Memory and Compute

3. Memory and Compute #

Memory #

  • float32: default (4 bytes)
    • | sign (1) | exponent (8) | fraction (23) |
    • $(-1)^{\text{sign}} \times(1$.fraction bits $) \times 2^{\text{exponent}-127}$
  • float16: 2 bytes, but small values underflow.
  • bfloat16: same memory as float16, but dynamic range of float32. more exponent,less fraction.
  • fp8: supported by H100 (E4M3, E5M2 variants).
  • mixed_precision_training (float32 for attention/optimizer state, bf16 for feed forward)

Tensor Operations #

  • Tensors = pointers into allocated memory with metadata describing how to get to any element of the tensor.

  • Example:

    x.stride(0)  # steps to move across rows
    x.stride(1)  # steps to move across cols
    

Slicing & Views #

  • Views share storage, mutations reflect across them.
  • Non-contiguous views must be made contiguous before reshaping.

Matrix Multiplication #

  • FLOPs for matmul: $\text{FLOPs} = 2 \times m \times n \times p$

Einops #

  • Provides dimension-aware tensor operations.

  • Examples:

    z = einsum(x, y, "b s h, b t h -> b s t")
    y = reduce(x, "... h -> ...", "sum") # or mean, max, min
    x = rearrange(x, "... (heads hidden1) -> ... heads hidden1", heads=2)  # @inspect x
    x = rearrange(x, "... heads hidden2 -> ... (heads hidden2)")  # @inspect x
    
  • jaxtyping:

      #Old way:
      x = torch.ones(2, 2, 1, 3)  # batch seq heads hidden  @inspect x
      #New (jaxtyping) way:
      x: Float[torch.Tensor, "batch seq heads hidden"] = torch.ones(2, 2, 1, 3)  # @inspect x
    

Compute Accounting #

FLOPs #

  • Definitions:

    • FLOPs = number of floating-point ops.
    • FLOP/s = FLOPs per second (to measure hardware throughput).
      • depend on hardware (H100»A100) and data types (bfloat16 » float32)
    • A100 has a peak performance of 312 teraFLOP/s (312e12)
  • Elementwise: O(mn); Addition of two matrices: mn; Matmul: 2mnp

Training Example #

  • Shapes: $X\in\mathbb{R}^{B\times D},; W_1\in\mathbb{R}^{D\times D},; W_2\in\mathbb{R}^{D\times K}$

    $H_1 = XW_1\in\mathbb{R}^{B\times D},; H_2 = H_1W_2\in\mathbb{R}^{B\times K}$
    $L=\text{mean}(H_2^2)=\frac{1}{BK}\sum_{i,k}H_{2,ik}^2$

  • Forward FLOPs

    1. $H_1 = XW_1$: $(B\times D)\cdot(D\times D)\Rightarrow 2BD^2$
    2. $H_2 = H_1W_2$: $(B\times D)\cdot(D\times K)\Rightarrow 2BDK$
    3. $L=\mathrm{mean}(H_2^2)$: elementwise square and reduce
    • squares: $BK$ mults; sum: $(BK-1)$ adds (≈ $BK$)
    • scale by $1/(BK)$: ~1 mult (negligible) So ≈ $2BK$ FLOPs (tiny vs matmuls; often omitted).

    Forward total (dominant terms):

    $$ \boxed{2BD^2 + 2BDK} $$
  • Backward—derivatives and FLOPs

    1. For $L=\text{mean}(H_2^2)$, $G_2:=\nabla_{H_2}L = \frac{2}{BK}H_2$ (elementwise).

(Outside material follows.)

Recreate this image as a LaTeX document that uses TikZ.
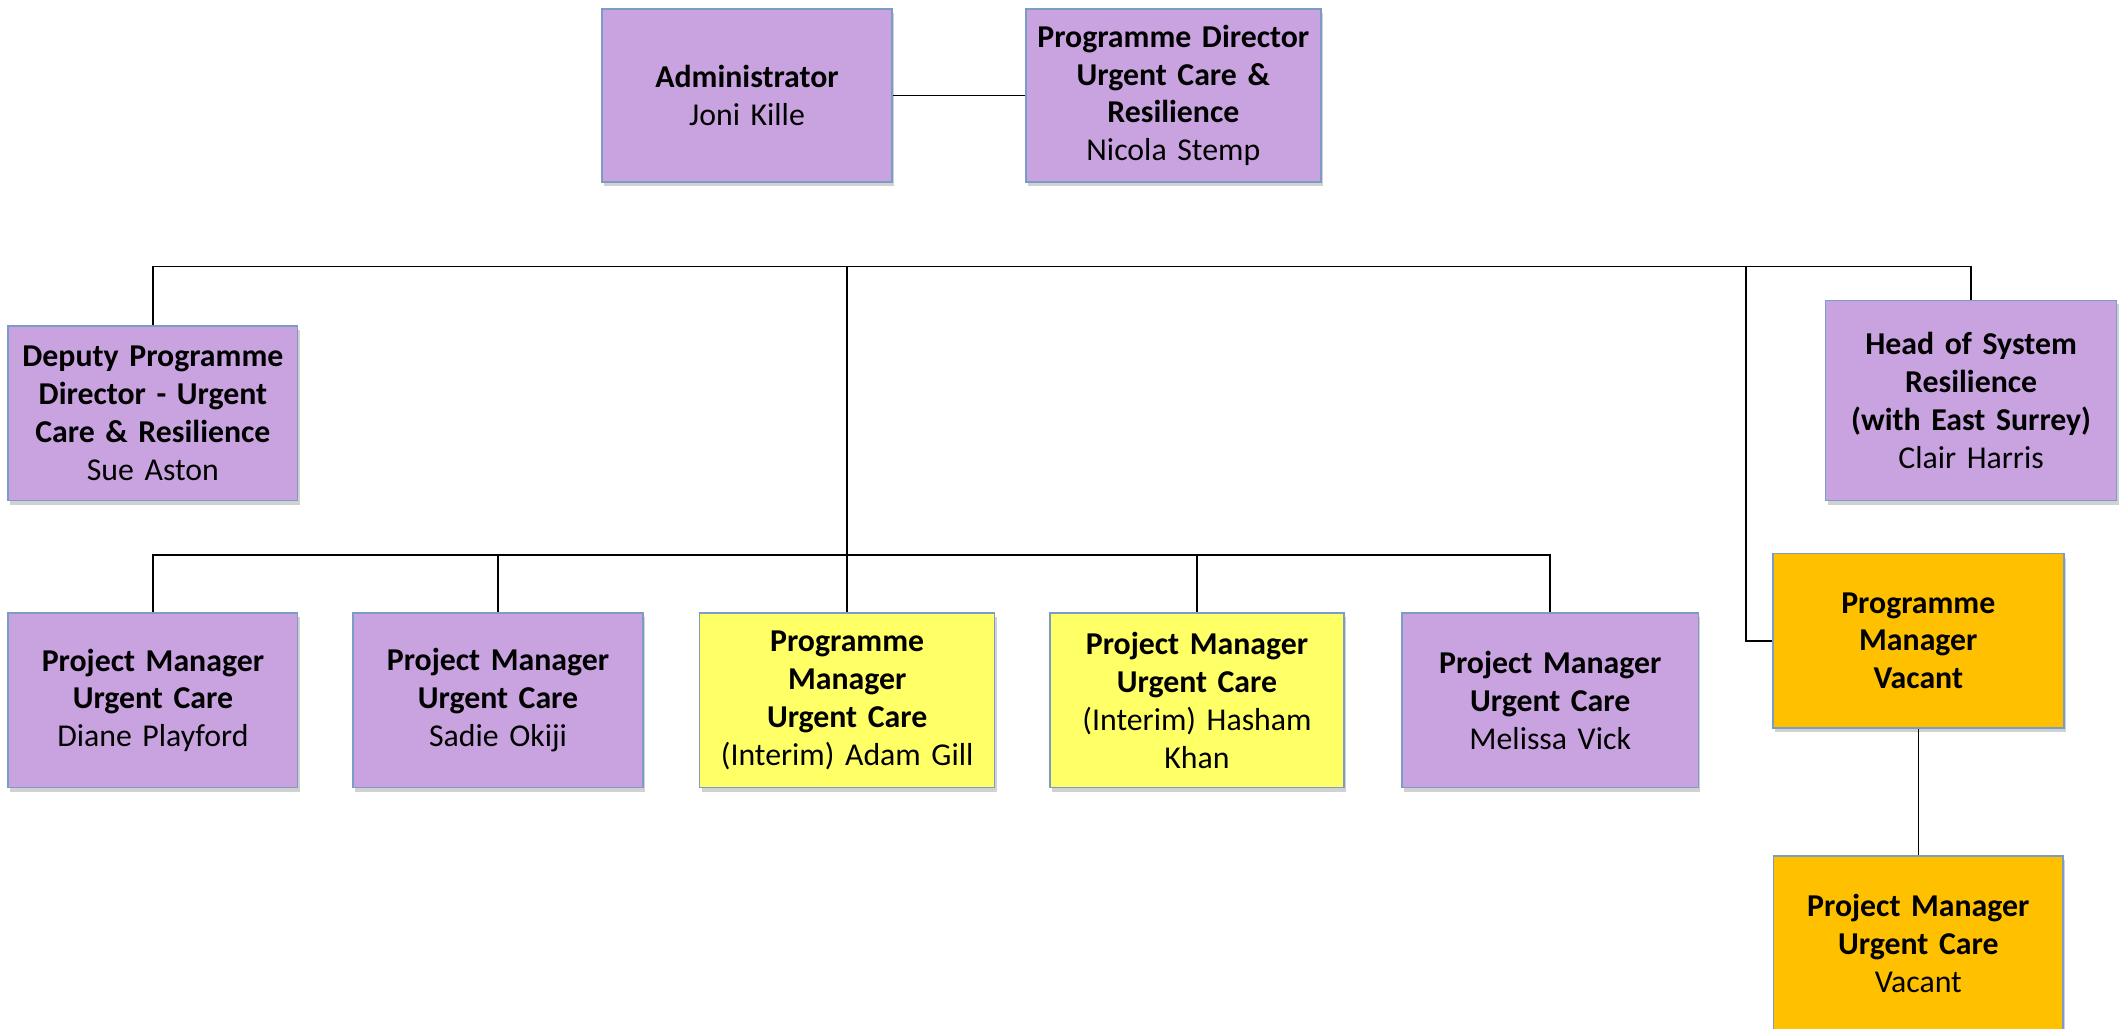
\documentclass[tikz,border=0pt]{standalone}
\usepackage{fontspec}
\setmainfont{Carlito}
\usetikzlibrary{shadows}
\definecolor{purp}{HTML}{C9A3E0}
\definecolor{yell}{HTML}{FFFF66}
\definecolor{gold}{HTML}{FFC000}
\definecolor{edge}{HTML}{7C9CC8}
\tikzset{
  box/.style={draw=edge, line width=1.1pt, rectangle, inner sep=0pt, align=center,
    minimum height=#1, font=\fontsize{23.5}{28}\selectfont,
    drop shadow={shadow xshift=1.5pt, shadow yshift=-3pt, opacity=0.18, fill=black}},
  box/.default=128pt,
  conn/.style={line width=1.2pt, black}
}
\begin{document}
\begin{tikzpicture}[x=1pt,y=-1pt]
\useasboundingbox (0,0) rectangle (1568,760);
% top row
\node[box, fill=purp, minimum width=214pt, text width=210pt] (admin) at (552,70.5)
  {\textbf{Administrator}\\Joni Kille};
\node[box, fill=purp, minimum width=218pt, text width=214pt] (director) at (867,70.5)
  {\textbf{Programme Director}\\\textbf{Urgent Care \&}\\\textbf{Resilience}\\Nicola Stemp};
% middle row
\node[box=129pt, fill=purp, minimum width=214pt, text width=210pt] (deputy) at (113,305.5)
  {\textbf{Deputy Programme}\\\textbf{Director - Urgent}\\\textbf{Care \& Resilience}\\Sue Aston};
\node[box=148pt, fill=purp, minimum width=215pt, text width=211pt] (head) at (1456.5,296)
  {\textbf{Head of System}\\\textbf{Resilience}\\\textbf{(with East Surrey)}\\Clair Harris};
% bottom row
\node[box=129pt, fill=purp, minimum width=214pt, text width=210pt] (diane) at (113,517.5)
  {\textbf{Project Manager}\\\textbf{Urgent Care}\\Diane Playford};
\node[box=129pt, fill=purp, minimum width=214pt, text width=210pt] (sadie) at (368,517.5)
  {\textbf{Project Manager}\\\textbf{Urgent Care}\\Sadie Okiji};
\node[box=129pt, fill=yell, minimum width=218pt, text width=214pt] (adam) at (626,517.5)
  {\textbf{Programme}\\\textbf{Manager}\\\textbf{Urgent Care}\\(Interim) Adam Gill};
\node[box=129pt, fill=yell, minimum width=217pt, text width=213pt] (hasham) at (884.5,517.5)
  {\textbf{Project Manager}\\\textbf{Urgent Care}\\(Interim) Hasham\\Khan};
\node[box=129pt, fill=purp, minimum width=219pt, text width=215pt] (melissa) at (1145.5,517.5)
  {\textbf{Project Manager}\\\textbf{Urgent Care}\\Melissa Vick};
% right column
\node[box=129pt, fill=gold, minimum width=215pt, text width=211pt] (pmvac) at (1417.5,473.5)
  {\textbf{Programme}\\\textbf{Manager}\\\textbf{Vacant}};
\node[box=129pt, fill=gold, minimum width=214pt, text width=210pt] (projvac) at (1417.5,697)
  {\textbf{Project Manager}\\\textbf{Urgent Care}\\Vacant};
% connectors
\coordinate (bus) at (0,197);
\coordinate (bus2) at (0,410);
\coordinate (tap) at (1290,197);
\draw[conn] (admin.east) -- (director.west);
\draw[conn] (deputy.north) -- (deputy.north |- bus) -- (head.north |- bus) -- (head.north);
\draw[conn] (adam.north |- bus) -- (adam.north);
\draw[conn] (diane.north) -- (diane.north |- bus2) -- (melissa.north |- bus2) -- (melissa.north);
\draw[conn] (sadie.north |- bus2) -- (sadie.north);
\draw[conn] (hasham.north |- bus2) -- (hasham.north);
\draw[conn] (tap) |- (pmvac.west);
\draw[conn] (pmvac.south) -- (projvac.north);
\end{tikzpicture}
\end{document}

Cost: $BK$ mults (tiny).

    2. Layer 2 ($H_2 = H_1 W_2$)

      • Gradient w.r.t. weights: $\nabla_{W_2}L = H_1^\top G_2$: $(D\times B)\cdot(B\times K)\Rightarrow \mathbf{2DBK}$
      • Backprop to activation: $G_1 = G_2 W_2^\top$: $(B\times K)\cdot(K\times D)\Rightarrow \mathbf{2BDK}$
      • Layer-2 backward subtotal: $2DBK + 2BDK = 4BDK$
    3. Layer 1 ($H_1 = X W_1$)

      • Gradient w.r.t. weights: $\nabla_{W_1}L = X^\top G_1:$ $(D\times B)\cdot(B\times D)\Rightarrow \mathbf{2DBD = 2BD^2}$

      • (Optional) backprop to input: $G_X = G_1 W_1^\top$ $(B\times D)\cdot(D\times D)\Rightarrow \mathbf{2BD^2}$

      • Layer-1 backward subtotal (including $G_X$): $2BD^2 + 2BD^2 = 4BD^2$

    Backward total (dominant terms):

    $$ \boxed{4BD^2 + 4BDK}\quad(\text{+~}BK\ \text{for }G_2\text{ elementwise}) $$
  • Combined forward + backward

    $$ \boxed{\text{Total} \;\approx\; 6BD^2 + 6BDK} $$
  • Forward pass (matrix multiplication):

    $$2 \times (\text{\#tokens}) \times (\text{\#parameters})$$
  • Backward pass:

    $$ 4 \times (\#\text{tokens}) \times (\#\text{parameters}) $$
  • Total:

    $$ 6 \times (\#\text{tokens}) \times (\#\text{parameters}) $$

Model FLOPs Utilization (MFU) #

  • Definition:

    $$ \text{MFU} = \frac{\text{actual FLOP/s}}{\text{promised FLOP/s}} $$
  • Good MFU ≈ 0.5 or higher.

Parameter Initialization #

x = nn.Parameter(torch.randn(input_dim))
output = x @ w  # @inspect output
assert output.size() == torch.Size([output_dim])
# Each element of output scales as sqrt(input_dim): ~18.9
# Large values can cause gradients to blow up and make training unstable.

We want an initialization that is invariant to input_dim. To do that, we simply rescale by 1/sqrt(input_dim) To be extra safe, we can truncate the normal distribution to [-3, 3] to avoid any chance of outliers:

w = nn.Parameter(
    nn.init.trunc_normal_(
        torch.empty(input_dim, output_dim), std=1 / np.sqrt(input_dim), a=-3,b=3
    )
)